I find it interesting that so many assume a parent would oppose dreads. Granted, dreadlocks are an uncommon hairstyle in our part of the Midwest and tend to be misunderstood. For me, I’ve always been more fascinated by them rather than appalled. Even so, at 19 years of age, my daughter hardly needs parental consent!
I was not surprised when my daughter informed me at Christmas of her plans to have dreads! She has always had a unique sense of style. She rarely concerns herself with coordinating or accessorizing and has never been fond of makeup. She dresses for herself and not to impress others. I’m very proud of my independent daughter and admire that she has no qualms with being different.

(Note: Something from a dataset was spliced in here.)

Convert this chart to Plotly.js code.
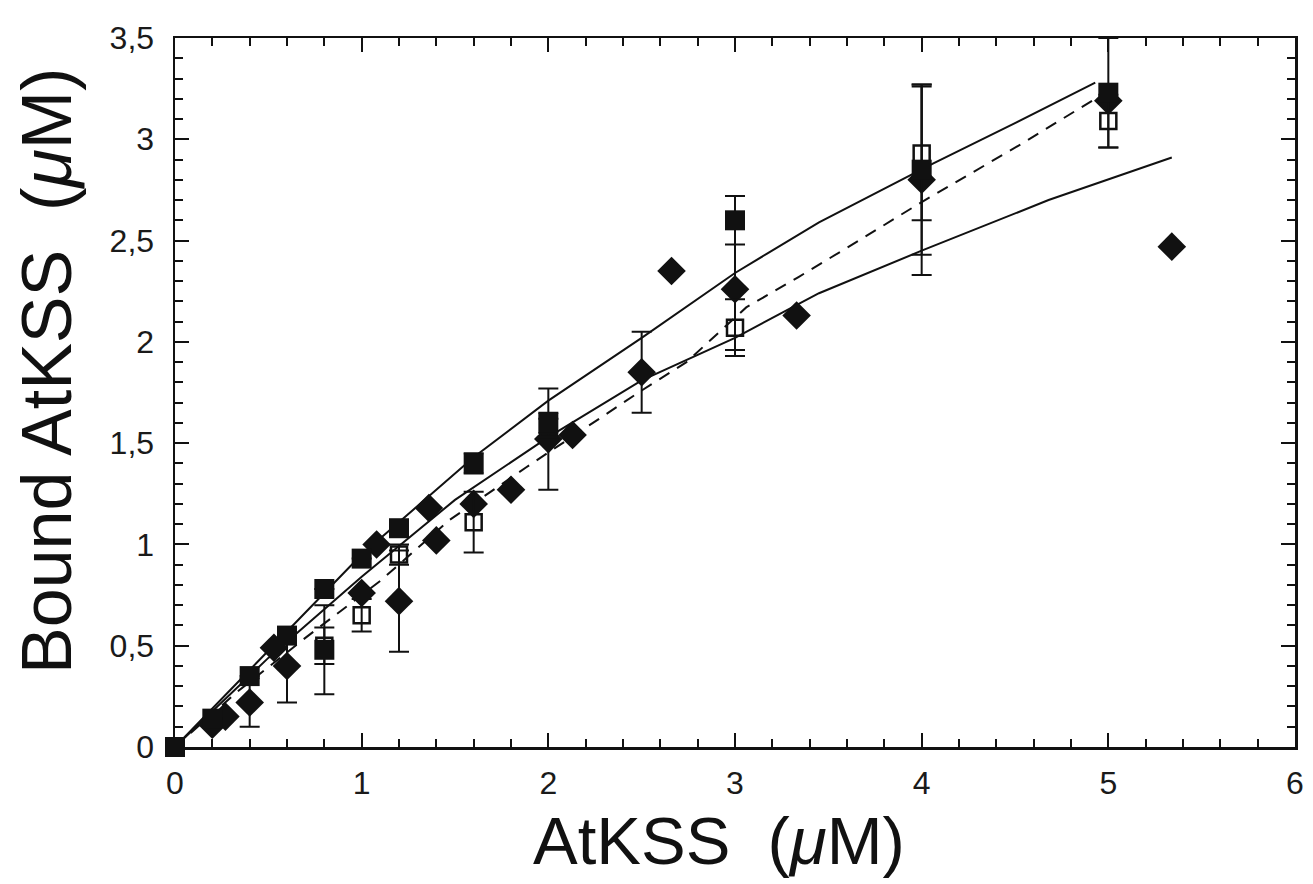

This decision has not been an impulsive one. She intentionally grew her short hair until it was an adequate length for forming dreads. She extensively researched the process for creating, caring for and maintaining them and purchased special tools/products. She selected me as her primary stylist despite, or perhaps because of, my tendency toward perfectionism. She had me watching tutorials on backcombing, deadballing and rolling.
Over the years, I have managed the customary braids, buns and ponytails necessary for gymnastics competitions. However, dreadlocks are more challenging, time-consuming (20 plus hours!) and require more skill than you’d think. Time will only tell if the masses of knots or “dreadlocks of love” will mature as she hopes.
******************* In case you are wondering…YES, she washes them and NO, she won’t have to shave her head when she decides on another hairstyle.